A lifting sling is a flexible piece of equipment used to connect a heavy or awkward load to a lifting machine, such as a crane or hoist. Their primary function is to enable the safe and efficient movement of materials within industrial, construction, or maritime environments. Because these devices bear the full weight of the object being moved, improper use can lead to equipment failure, property damage, or serious injury. Understanding the correct procedures for selecting, inspecting, and applying a lifting sling is paramount to operational safety.
Selecting the Appropriate Sling
The choice of sling material must align with the specific demands of the load and the working environment.

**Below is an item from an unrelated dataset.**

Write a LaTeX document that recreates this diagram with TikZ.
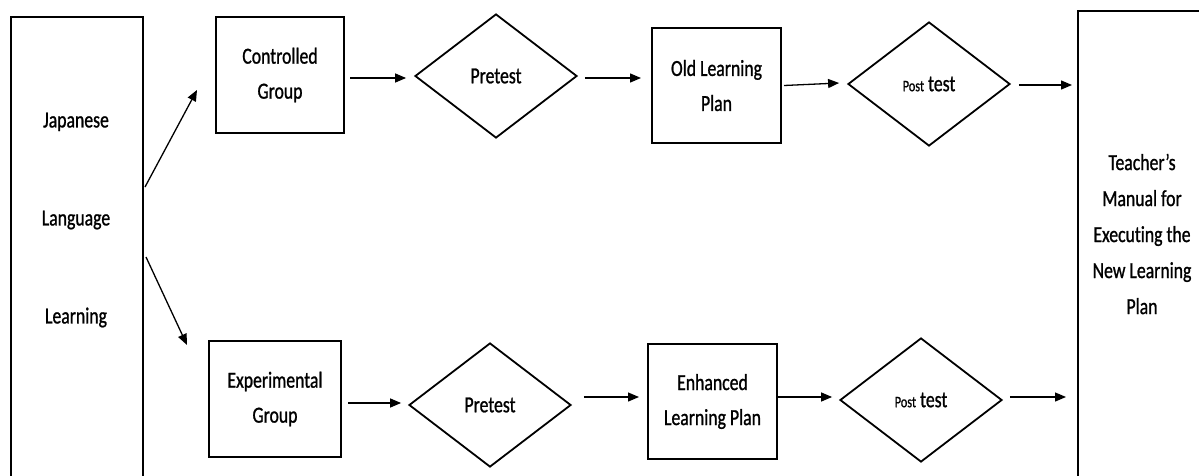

Synthetic webbing and roundslings are chosen when lifting objects with delicate surfaces because their pliable nature prevents scratching or marring. Chain slings offer superior resistance to high temperatures and sharp edges, making them suitable for abrasive environments like foundries or steel mills. Wire rope slings provide a balance of strength and flexibility, often used in general construction applications where durability is required.
After selecting the material, determining the appropriate capacity is the next step in safe operation. Every sling possesses a specific Working Load Limit (WLL), which represents the maximum weight it can safely bear. Users must consult the sling’s identification tag or the manufacturer’s load charts to verify the WLL before every lift. Exceeding the WLL compromises the sling’s integrity and increases the risk of failure.
Pre-Lift Inspection and Setup
Before a sling is attached to a load, a thorough visual inspection is necessary to confirm its readiness for service. For synthetic slings, users must look for signs of damage like cuts, snags, broken stitching, or evidence of chemical exposure that could weaken the fibers. Chain slings require examination for cracked welds, bent links, or excessive stretching, which indicates permanent deformation. Any sling exhibiting these defects must be immediately removed from service to comply with safety standards.
Proper preparation requires a precise assessment of the load itself, starting with accurately determining its weight. Misjudging the weight can lead to selecting an undersized sling, resulting in an overload situation. Identifying the load’s center of gravity is paramount, as the sling must be positioned directly over this point to ensure the load remains level and stable once lifted. If the sling is placed incorrectly, the load will tilt or shift unpredictably, creating a hazard during the movement phase.
Rigging Techniques and Hitch Selection
The simplest configuration is the vertical hitch, where the sling is attached directly between the lift point and the load for a straight, single-leg pull. This method provides the least stability and is reserved for loads with inherent balance or those being guided precisely. The vertical hitch allows the sling to utilize its full rated capacity, as the force is applied directly along the axis of the material.
When handling loads that are prone to shifting or have no dedicated attachment points, the choker hitch is employed. This method involves passing the sling around the load and then through one of its own end fittings, which creates a gripping action as tension is applied. Using this method reduces the sling’s Working Load Limit (WLL), which typically drops to 80% of its straight-pull capacity due to the compressive forces and bending radius at the choke point.
The basket hitch is used to maximize stability and distribute the load’s weight across two separate legs, similar to cradling the object. This technique is preferred for long or oddly shaped items because it prevents tipping and provides superior balance throughout the lift. The capacity of the sling is greatly increased when used in a basket configuration, assuming the sling angle remains favorable.
The angle formed between the sling legs and the horizontal plane influences the tension and usable capacity. As the angle decreases, the tension on each leg dramatically increases. A sling rated for a certain weight vertically can only lift a fraction of that weight at a very shallow angle. Riggers must strive to maintain angles of 60 degrees or greater, as angles less than 30 degrees impose excessive stress on the sling material.
To prevent premature wear and failure, it is necessary to protect the sling from contact with sharp corners or abrasive surfaces on the load. Corner pads, sleeves, or blocks should be placed at all points where the sling makes contact with an edge. This step prevents cuts and tears, especially in synthetic materials, which can compromise the integrity and strength of the sling system.
Executing the Lift and Post-Use Care
Once the load is rigged, the lifting process must begin slowly and deliberately. The operator should apply tension gradually, lifting the load only a few inches off the ground initially to confirm that it is balanced and the rigging is secure. Throughout the movement, operators must maintain control, preventing sudden stops, starts, or swinging motions that could dynamically increase the forces on the sling. Clear communication, often utilizing standardized hand signals, must be maintained between the rigger and the operator to ensure a coordinated movement path, keeping all personnel clear of the load’s trajectory.
After the lift is completed and the sling is removed, proper maintenance is necessary to ensure its long-term reliability. Slings should be inspected again for any damage sustained during the lift, cleaned if necessary, and then stored correctly. They should be kept in a dry environment away from direct sunlight, corrosive chemicals, or heat, which can degrade materials, especially synthetics.